Ein 83-jähriger Mann hat mich heute um zehn nach elf angerufen, weil er mit mir über die Meinungen auf der Seite Leserforum zum Konflikt in der Ukraine und zu der Frage, welche Parteien und Positionen dafür verantwortlich zu machen sind, dass eine drohende Eskalierung weiter nicht auszuschließen ist, sprechen wollte. Das hat er mir gesagt, nachdem er sich vorgestellt hatte, und fügte dann noch hinzu, dass er als Kind in Dresden die Bombardierung und den Feuersturm vor 70 Jahren erlebt hat und nur knapp dem Tod entronnen war; mehrere Familienangehörige seien ums Leben gekommen. An dieser Stelle wollte der Anrufer weitersprechen, es versagte ihm jedoch die Stimme und er weinte, während er mir schluchzend noch sagen konnte: "Diese Bilder holen mich immer wieder ein, und dann denke ich an meine Enkelkinder, und ich habe eine unsagbar große Angst, dass ..."

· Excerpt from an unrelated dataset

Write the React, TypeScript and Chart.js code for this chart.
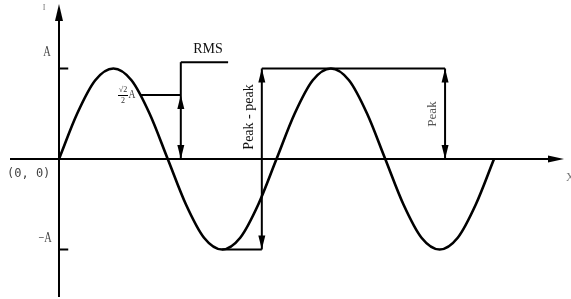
import React, { useEffect, useRef } from "react";
import { Chart, registerables } from "chart.js";

Chart.register(...registerables);

// time in quarter-period units (one period = 4)
const waveX = [
  0, 0.333, 0.667, 1, 1.333, 1.667, 2, 2.333, 2.667, 3, 3.333, 3.667, 4,
  4.333, 4.667, 5, 5.333, 5.667, 6, 6.333, 6.667, 7, 7.333, 7.667, 8,
];
const waveY = [
  0, 0.5, 0.87, 1, 0.87, 0.5, 0, -0.5, -0.87, -1, -0.87, -0.5, 0,
  0.5, 0.87, 1, 0.87, 0.5, 0, -0.5, -0.87, -1, -0.87, -0.5, 0,
];

const peakValue = 1;
const rmsValue = 0.707;
const rmsStartX = 1.5;
const rmsBracketX = 2.24;
const rmsBracketTop = 1.07;
const rmsBracketEndX = 3.11;
const peakPeakX = 3.73;
const troughX = 3;
const peakX = 7.1;

const axisLabels = { amp: "A", negAmp: "−A", origin: "(0, 0)", yName: "I", xName: "X" };

export default function App() {
  const ref = useRef<HTMLCanvasElement>(null);
  useEffect(() => {
    const canvas = ref.current;
    if (!canvas) return;

    const arrowHead = (ctx: CanvasRenderingContext2D, x: number, y: number, dir: "up" | "down" | "right", len = 14, half = 3.5) => {
      ctx.beginPath();
      if (dir === "up") {
        ctx.moveTo(x, y);
        ctx.lineTo(x - half, y + len);
        ctx.lineTo(x + half, y + len);
      } else if (dir === "down") {
        ctx.moveTo(x, y);
        ctx.lineTo(x - half, y - len);
        ctx.lineTo(x + half, y - len);
      } else {
        ctx.moveTo(x, y);
        ctx.lineTo(x - len, y - half);
        ctx.lineTo(x - len, y + half);
      }
      ctx.closePath();
      ctx.fill();
    };

    const axesPlugin = {
      id: "axesPlugin",
      beforeDatasetsDraw(chart: any) {
        const ctx = chart.ctx as CanvasRenderingContext2D;
        const xs = chart.scales.x;
        const ys = chart.scales.y;
        const x0 = xs.getPixelForValue(0);
        const y0 = ys.getPixelForValue(0);
        ctx.save();
        ctx.strokeStyle = "#000";
        ctx.fillStyle = "#000";
        ctx.lineWidth = 2;
        // x axis
        ctx.beginPath();
        ctx.moveTo(10, y0);
        ctx.lineTo(552, y0);
        ctx.stroke();
        arrowHead(ctx, 564, y0, "right", 16, 3.5);
        // y axis
        ctx.beginPath();
        ctx.moveTo(x0, 297);
        ctx.lineTo(x0, 18);
        ctx.stroke();
        arrowHead(ctx, x0, 4, "up", 17, 4);
        // ticks
        const tickEnd = xs.getPixelForValue(0.17);
        [peakValue, -peakValue].forEach((v) => {
          const y = ys.getPixelForValue(v);
          ctx.beginPath();
          ctx.moveTo(x0, y);
          ctx.lineTo(tickEnd, y);
          ctx.stroke();
        });
        // labels
        ctx.fillStyle = "#444";
        ctx.textAlign = "center";
        ctx.textBaseline = "middle";
        ctx.font = "13px 'Liberation Serif'";
        ctx.save();
        ctx.translate(47, 52);
        ctx.scale(0.8, 1.1);
        ctx.fillText(axisLabels.amp, 0, 0);
        ctx.restore();
        ctx.save();
        ctx.translate(45, 238);
        ctx.scale(0.8, 1.1);
        ctx.fillText(axisLabels.negAmp, 0, 0);
        ctx.restore();
        ctx.font = "12px 'DejaVu Sans Mono'";
        ctx.textAlign = "left";
        ctx.fillText(axisLabels.origin, 7, 174);
        ctx.font = "8px 'Liberation Serif'";
        ctx.fillStyle = "#777";
        ctx.textAlign = "center";
        ctx.fillText(axisLabels.yName, 44, 8);
        ctx.font = "12px 'Liberation Serif'";
        ctx.textAlign = "left";
        ctx.fillText(axisLabels.xName, 566, 178);
        ctx.restore();
      },
      afterDatasetsDraw(chart: any) {
        const ctx = chart.ctx as CanvasRenderingContext2D;
        const xs = chart.scales.x;
        const ys = chart.scales.y;
        const px = (v: number) => xs.getPixelForValue(v);
        const py = (v: number) => ys.getPixelForValue(v);
        ctx.save();
        ctx.strokeStyle = "#000";
        ctx.fillStyle = "#000";
        ctx.lineWidth = 2;
        const line = (x1: number, y1: number, x2: number, y2: number) => {
          ctx.beginPath();
          ctx.moveTo(x1, y1);
          ctx.lineTo(x2, y2);
          ctx.stroke();
        };
        // RMS
        line(px(rmsStartX), py(rmsValue), px(rmsBracketX), py(rmsValue));
        line(px(rmsBracketX), py(0), px(rmsBracketX), py(rmsBracketTop));
        line(px(rmsBracketX), py(rmsBracketTop), px(rmsBracketEndX), py(rmsBracketTop));
        arrowHead(ctx, px(rmsBracketX), py(rmsValue), "up", 14, 3.5);
        arrowHead(ctx, px(rmsBracketX), py(0), "down", 14, 3.5);
        // peak-peak
        line(px(peakPeakX), py(peakValue), px(peakPeakX), py(-peakValue));
        line(px(peakPeakX), py(peakValue), px(peakX), py(peakValue));
        line(px(troughX), py(-peakValue), px(peakPeakX), py(-peakValue));
        arrowHead(ctx, px(peakPeakX), py(peakValue), "up", 14, 3.5);
        arrowHead(ctx, px(peakPeakX), py(-peakValue), "down", 14, 3.5);
        // peak
        line(px(peakX), py(0), px(peakX), py(peakValue));
        arrowHead(ctx, px(peakX), py(peakValue), "up", 14, 3.5);
        arrowHead(ctx, px(peakX), py(0), "down", 14, 3.5);

        // texts
        ctx.textAlign = "center";
        ctx.textBaseline = "middle";
        ctx.fillStyle = "#111";
        ctx.font = "14px 'Liberation Serif'";
        ctx.fillText("RMS", 208, 49);
        ctx.save();
        ctx.translate(249, 117);
        ctx.rotate(-Math.PI / 2);
        ctx.fillText("Peak - peak", 0, 0);
        ctx.restore();
        ctx.save();
        ctx.fillStyle = "#555";
        ctx.font = "13px 'Liberation Serif'";
        ctx.translate(433, 114);
        ctx.rotate(-Math.PI / 2);
        ctx.fillText("Peak", 0, 0);
        ctx.restore();

        // sqrt(2)/2 A label
        ctx.fillStyle = "#333";
        ctx.font = "8px 'Liberation Serif'";
        ctx.fillText("√2", 123, 90);
        ctx.fillText("2", 123, 101);
        ctx.lineWidth = 1;
        line(118, 95.5, 128, 95.5);
        ctx.save();
        ctx.font = "12px 'Liberation Serif'";
        ctx.translate(132, 95);
        ctx.scale(0.8, 1.1);
        ctx.fillText(axisLabels.amp, 0, 0);
        ctx.restore();
        ctx.restore();
      },
    };

    const chart = new Chart(canvas, {
      type: "line",
      data: {
        datasets: [
          {
            data: waveX.map((x, i) => ({ x, y: waveY[i] })),
            borderColor: "#000",
            borderWidth: 2.6,
            pointRadius: 0,
            cubicInterpolationMode: "monotone",
            fill: false,
          },
        ],
      },
      options: {
        animation: false,
        responsive: true,
        maintainAspectRatio: false,
        layout: { padding: 0 },
        plugins: { legend: { display: false }, tooltip: { enabled: false } },
        events: [],
        scales: {
          x: { type: "linear", min: -1.085, max: 9.416, display: false },
          y: { type: "linear", min: -1.547, max: 1.757, display: false },
        },
      },
      plugins: [axesPlugin],
    } as any);
    return () => chart.destroy();
  }, []);

  return (
    <div style={{ position: "fixed", left: 0, top: 0, width: 571, height: 299, background: "#fff" }}>
      <canvas ref={ref} />
    </div>
  );
}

Eine 79-jährige Frau gab mir heute um kurz vor zwölf gleich zu Beginn zu verstehen, dass sie alleine lebt und kaum noch Kontakt mit ihrer Außenwelt hat, weshalb sie es nahezu täglich nach dem ausführlichen Studium der "Freien Presse" sehr bedauert, mit niemanden darüber sprechen zu können, was sie an vor allem an Kommentaren und Meinungsartikeln in der Zeitung gelesen hat. Umso mehr hat mich erstaunt, was sie dann sagte: "Ich will sie gar nicht lange aufhalten und mich in die Reihe der Leute stellen, die sich mal Luft verschaffen wollen", erklärte sie mir und formulierte ihr Anliegen ebenso präzise wie nachvollziehbar als Frage: "Fühlen Sie auch diese Ohnmacht, wenn Sie darüber nachdenken, welche Angst sie beschleicht, weil das Reden über einen Krieg in Europa wieder salonfähig geworden ist?" Nachdem sie mein Ja gehört hatte, sagte sie nur noch dies: "Das reicht mir, ich weiß jetzt, dass ich nicht alleine bin."
Sollte sich jemand jetzt fragen, warum vor allem ältere Leser mich anrufen, so sei ihm mitgeteilt, dass ich keine Antwort darauf habe. Nur dies möchte ich dazu loswerden: Ich bin so froh, dass es diese Menschen gibt und dass sie sich nicht scheuen, ihre Stimme zu erheben; es sollten so unendlich viel mehr sein.